Don't let your disks dehydrate. Spritz them regularly with mineral water-Evian for snob value, Bisleri for wallet appeal, or the real springs, up in the mountains.  

Make sure you label your disks, so that they don't get mixed up with others' disks. Staple labels to your disks, so that they won't fall off.  

You may also scratch identification markings on your disks, with a nail file.  

Never insert a diskette into the drive upside down. The data can fall off the surface of the disk and jam the intricate mechanics of the drive.  

Make your disks multi-task and earn their keep. Use them as coasters. They add a touch of novelty to the dinner table. At other times, children love to play frisbee with them.  

If you need a copy of your disk, just give it to the photocopy fellow. This is the preferred method when you receive a disk and need to make several copies, fast. Of course, if you're creating/editing a document, and you know you need two copies, simply insert TWO diskettes into your drive. When you save, the data will be written onto both disks.  

If disks don't fit in the drive, trim them with a sharp blade until they do.  

Sometimes, your disk will get full and give you an error message when you try to write more data to it. In such a case, remove the disk from the drive and shake vigorously for a few minutes. This will pack the data enough (data compression) to allow for more storage. Before you do this, be sure to cover all openings to prevent loss of data. Use cello tape.  

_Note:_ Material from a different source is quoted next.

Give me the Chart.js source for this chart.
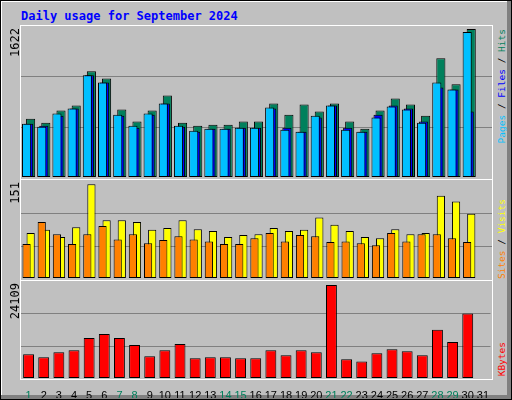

Are you finding data retrievals too slow? Data access time is dramatically improved by cutting more holes in the disk jacket. This provides more simultaneous access points to the disk.  

Disks should be kept clean. Give them a bath once a week. Otherwise, they have a tendency to catch dandruff which no shampoo can remove.  

Hair is for people, not disks. Don't think, put your trusty Philishave to work.  

Do you feel the surface of the disk is not as smooth as it should be? Wax it. This will allow the disk to spin faster, resulting in better access time. Conditioning is as necessary for disks, as it is for your hair, skin or body. Any good hand & body lotion will do.  

Disks should not be removed or inserted from the drive while the red light is on or flashing. Doing so could result in smeared or possibly unreadable text.  

If you haven't accessed your drive for a while, your disks will have become sluggish due to the lack of activity. Wake and shake them up by playing some rousing music. Hold the speakers next to the drive, for maximum impact.  

To recover data from a damaged disk, bathe it with antiseptic and bandage. Change the dressing every day.  

The hard outer jackets of stiffies are actually child-proof containers to prevent tampering by unknowledgeable youngsters.  

You need to remove the disks from these containers prior to use. Occasionally, the red light on the disk drive keeps flashing. This is known as a "hung" or "hooked" state. If your system is hooking, you will probably need to insert a few coins to continue working.  

Sunlight and warmth are good. If yours is an air-conditioned office, take your disks out into the sun occasionally, to warm them up. This will help them build up the vitamins and minerals necessary to hold your data.